Hmmm. It looked to me that they were very new to the field, and saw all
the problems as simple to solve. Why, in just a few months, we'll wrap
that problem up and give it to you with a ribbon round it ...

After which there was silence.

>From watching the experiments it looked to me that there were lots of 
ways someone could fool themselves or be mistaken about their results ---
not trying to fool others, just fooling themselves. Why, of course the
heart is is LN. We needn't use a thermocouple to verify that, we've
looked through all the fog and see it down there ... Visser apparently
convinced herself that there had been a little bit of beating in the
first heart she did.

It takes experience to learn the pitfalls in such experiments. No one
in South Africa had such experience, telling them what must be carefully
measured, what must be done so the results are replicated, etc etc.

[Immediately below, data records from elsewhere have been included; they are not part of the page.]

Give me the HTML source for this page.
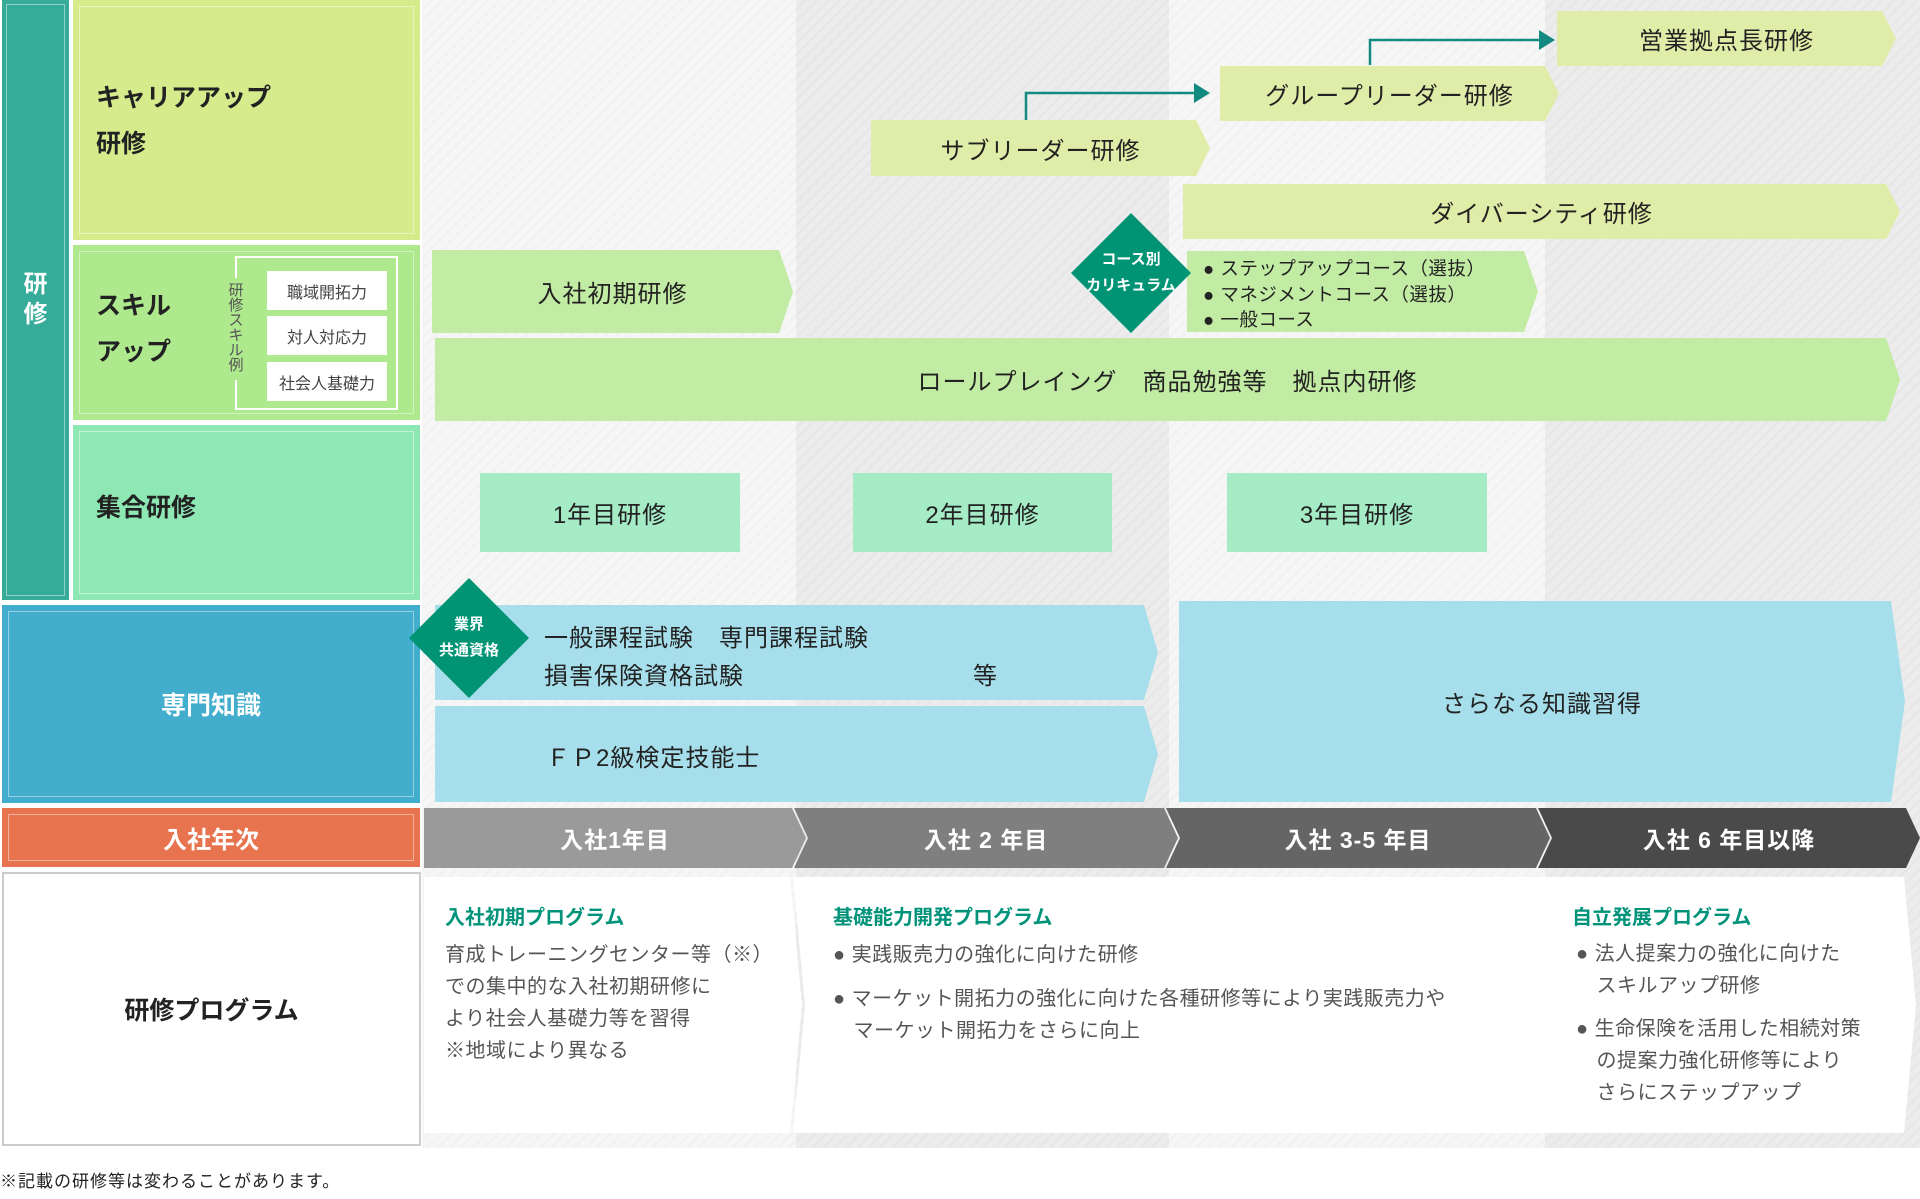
<!DOCTYPE html>
<html><head><meta charset="utf-8">
<style>
*{margin:0;padding:0;box-sizing:border-box}
body{width:1920px;height:1199px;background:#fff;position:relative;overflow:hidden;font-family:"Liberation Sans","Noto Sans CJK JP",sans-serif;color:#222}
.a{position:absolute}
.col{position:absolute;top:0;height:1148px}
.l1{background:repeating-linear-gradient(135deg,#f6f6f6 0 6px,#f1f1f1 6px 8px)}
.l2{background:repeating-linear-gradient(135deg,#ececec 0 6px,#e6e6e6 6px 8px)}
.c{display:flex;align-items:center;justify-content:center;text-align:center}
.chev{clip-path:polygon(0 0,calc(100% - 14px) 0,100% 50%,calc(100% - 14px) 100%,0 100%)}
.yr{clip-path:polygon(0 0,calc(100% - 14px) 0,100% 50%,calc(100% - 14px) 100%,0 100%,14px 50%);color:#fff;font-size:23px;font-weight:bold;letter-spacing:1px}
.lab{font-size:25px;font-weight:bold;color:#222;line-height:46px}
.t{font-size:24px;color:#222;letter-spacing:1px}
.inner{position:absolute;inset:6px;border:1.5px solid rgba(255,255,255,.45)}
.dia{position:absolute;width:120px;height:120px;clip-path:polygon(50% 0,100% 50%,50% 100%,0 50%);background:#009474;color:#fff;font-weight:bold;font-size:15px;line-height:26px}
.sk{position:absolute;left:267px;width:120px;height:39px;background:#fff;font-size:16px;color:#444}
.ph{font-size:20px;font-weight:bold;color:#00937a}
.pb{font-size:20px;color:#555;line-height:32px;letter-spacing:0.5px}
</style></head><body>
<div class="col l1" style="left:422px;width:374px"></div>
<div class="col l2" style="left:796px;width:373px"></div>
<div class="col l1" style="left:1169px;width:376px"></div>
<div class="col l2" style="left:1545px;width:375px"></div>

<div class="a c" style="left:2px;top:0;width:67px;height:600px;background:#36ab99;color:#fff;font-size:24px;font-weight:bold;line-height:30px"><div class="inner" style="inset:4px"></div>研<br>修</div>
<div class="a" style="left:73px;top:0;width:347px;height:240px;background:#d6eb8c"><div class="inner"></div><div class="a lab" style="left:23px;top:75px">キャリアアップ<br>研修</div></div>
<div class="a" style="left:73px;top:245px;width:347px;height:175px;background:#aee98e"><div class="inner"></div><div class="a lab" style="left:23px;top:38px">スキル<br>アップ</div>
<div class="a" style="left:162px;top:11px;width:163px;height:154px;border:2px solid #fff;border-left:none"></div>
<div class="a" style="left:162px;top:11px;width:2px;height:22px;background:#fff"></div>
<div class="a" style="left:162px;top:135px;width:2px;height:30px;background:#fff"></div>
<div class="a" style="left:153px;top:38px;width:20px;font-size:15px;color:#555;line-height:15px;text-align:center">研修スキル例</div>
</div>
<div class="sk c" style="top:271px">職域開拓力</div>
<div class="sk c" style="top:316px">対人対応力</div>
<div class="sk c" style="top:362px">社会人基礎力</div>
<div class="a" style="left:73px;top:425px;width:347px;height:175px;background:#8ee8b4"><div class="inner"></div><div class="a lab" style="left:23px;top:60px">集合研修</div></div>
<div class="a c" style="left:2px;top:605px;width:418px;height:198px;background:#42adcd;color:#fff;font-size:25px;font-weight:bold"><div class="inner"></div>専門知識</div>
<div class="a c" style="left:2px;top:808px;width:418px;height:59px;background:#e8744f;color:#fff;font-size:24px;font-weight:bold"><div class="inner"></div>入社年次</div>
<div class="a c" style="left:2px;top:872px;width:419px;height:274px;background:#fff;border:2px solid #ccc;font-size:25px;font-weight:bold;color:#222">研修プログラム</div>

<div class="a c chev t" style="left:871px;top:120px;width:339px;height:56px;background:#e0eda8">サブリーダー研修</div>
<div class="a c chev t" style="left:1220px;top:66px;width:339px;height:55px;background:#e0eda8">グループリーダー研修</div>
<div class="a c chev t" style="left:1557px;top:11px;width:339px;height:55px;background:#e0eda8">営業拠点長研修</div>
<div class="a c chev t" style="left:1183px;top:184px;width:717px;height:55px;background:#e0eda8">ダイバーシティ研修</div>
<svg class="a" style="left:0;top:0" width="1920" height="200">
<polyline points="1026,120 1026,93 1195,93" fill="none" stroke="#138a80" stroke-width="2.5"/>
<polygon points="1210,93 1194,83 1194,103" fill="#138a80"/>
<polyline points="1370,65 1370,40 1540,40" fill="none" stroke="#138a80" stroke-width="2.5"/>
<polygon points="1555,40 1539,30 1539,50" fill="#138a80"/>
</svg>

<div class="a c chev t" style="left:432px;top:250px;width:361px;height:83px;background:#c2eba3">入社初期研修</div>
<div class="a chev" style="left:1187px;top:251px;width:351px;height:81px;background:#c2eba3;font-size:18.5px;line-height:25.5px;padding:5px 0 0 16px;color:#222;letter-spacing:0.5px">● ステップアップコース（選抜）<br>● マネジメントコース（選抜）<br>● 一般コース</div>
<div class="dia c" style="left:1071px;top:213px">コース別<br>カリキュラム</div>
<div class="a c chev t" style="left:435px;top:338px;width:1465px;height:83px;background:#c2eba3">ロールプレイング　商品勉強等　拠点内研修</div>

<div class="a c t" style="left:480px;top:473px;width:260px;height:79px;background:#a5ebc5">1年目研修</div>
<div class="a c t" style="left:853px;top:473px;width:259px;height:79px;background:#a5ebc5">2年目研修</div>
<div class="a c t" style="left:1227px;top:473px;width:260px;height:79px;background:#a5ebc5">3年目研修</div>

<div class="a chev t" style="left:435px;top:605px;width:723px;height:95px;background:#a6dfeb">
<div class="a" style="left:109px;top:13px">一般課程試験　専門課程試験</div>
<div class="a" style="left:109px;top:51px">損害保険資格試験</div>
<div class="a" style="left:538px;top:51px">等</div></div>
<div class="a chev t" style="left:435px;top:706px;width:723px;height:96px;background:#a6dfeb"><div class="a" style="left:111px;top:32px">ＦＰ2級検定技能士</div></div>
<div class="a c chev t" style="left:1179px;top:601px;width:726px;height:201px;background:#a6dfeb">さらなる知識習得</div>
<div class="dia c" style="left:409px;top:578px">業界<br>共通資格</div>

<div class="a c yr" style="left:424px;top:808px;width:382px;height:60px;background:#9a9a9a;clip-path:polygon(0 0,calc(100% - 14px) 0,100% 50%,calc(100% - 14px) 100%,0 100%)">入社1年目</div>
<div class="a c yr" style="left:794px;top:808px;width:384px;height:60px;background:#7f7f7f">入社 2 年目</div>
<div class="a c yr" style="left:1166px;top:808px;width:384px;height:60px;background:#656565">入社 3-5 年目</div>
<div class="a c yr" style="left:1538px;top:808px;width:382px;height:60px;background:#4a4a4a">入社 6 年目以降</div>

<div class="a" style="left:424px;top:877px;width:378px;height:256px;background:#fff;clip-path:polygon(0 0,calc(100% - 12px) 0,100% 50%,calc(100% - 12px) 100%,0 100%)">
<div class="a ph" style="left:21px;top:24px">入社初期プログラム</div>
<div class="a pb" style="left:21px;top:62px">育成トレーニングセンター等（※）<br>での集中的な入社初期研修に<br>より社会人基礎力等を習得<br>※地域により異なる</div></div>
<div class="a" style="left:793px;top:877px;width:752px;height:256px;background:#fff;clip-path:polygon(0 0,calc(100% - 12px) 0,100% 50%,calc(100% - 12px) 100%,0 100%,12px 50%)">
<div class="a ph" style="left:40px;top:24px">基礎能力開発プログラム</div>
<div class="a pb" style="left:40px;top:62px">● 実践販売力の強化に向けた研修</div>
<div class="a pb" style="left:40px;top:106px">● マーケット開拓力の強化に向けた各種研修等により実践販売力や<br>　マーケット開拓力をさらに向上</div></div>
<div class="a" style="left:1533px;top:877px;width:383px;height:256px;background:#fff;clip-path:polygon(0 0,calc(100% - 12px) 0,100% 50%,calc(100% - 12px) 100%,0 100%,12px 50%)">
<div class="a ph" style="left:39px;top:24px">自立発展プログラム</div>
<div class="a pb" style="left:43px;top:61px">● 法人提案力の強化に向けた<br>　スキルアップ研修</div>
<div class="a pb" style="left:43px;top:136px">● 生命保険を活用した相続対策<br>　の提案力強化研修等により<br>　さらにステップアップ</div></div>

<div class="a" style="left:0;top:1167px;font-size:17px;color:#222;letter-spacing:1px">※記載の研修等は変わることがあります。</div>
</body></html>
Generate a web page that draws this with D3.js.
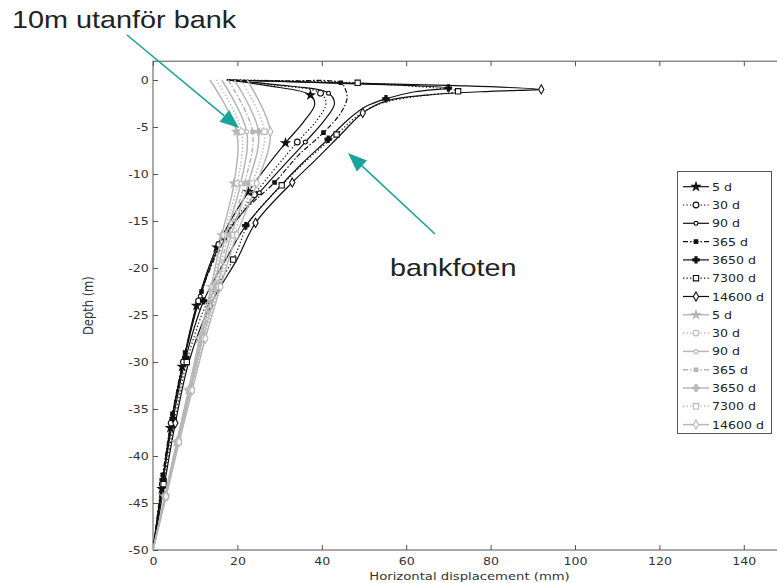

Sure,
a careful scholar would have read up on everything he could find which
had been done before. But too often that isn't done. Few in Australia
(at that time) had such experience, either. 

And when I first heard of Visser on the net, the first thing I thought
of was that newspaper article from THE AUSTRALIAN, in 1985. Oh dear, 
another one! was my first thought. Unfortunately, it looks like that's
just what's happened... though this time with all kinds of curlicues
and gargoyles to decorate the scenery.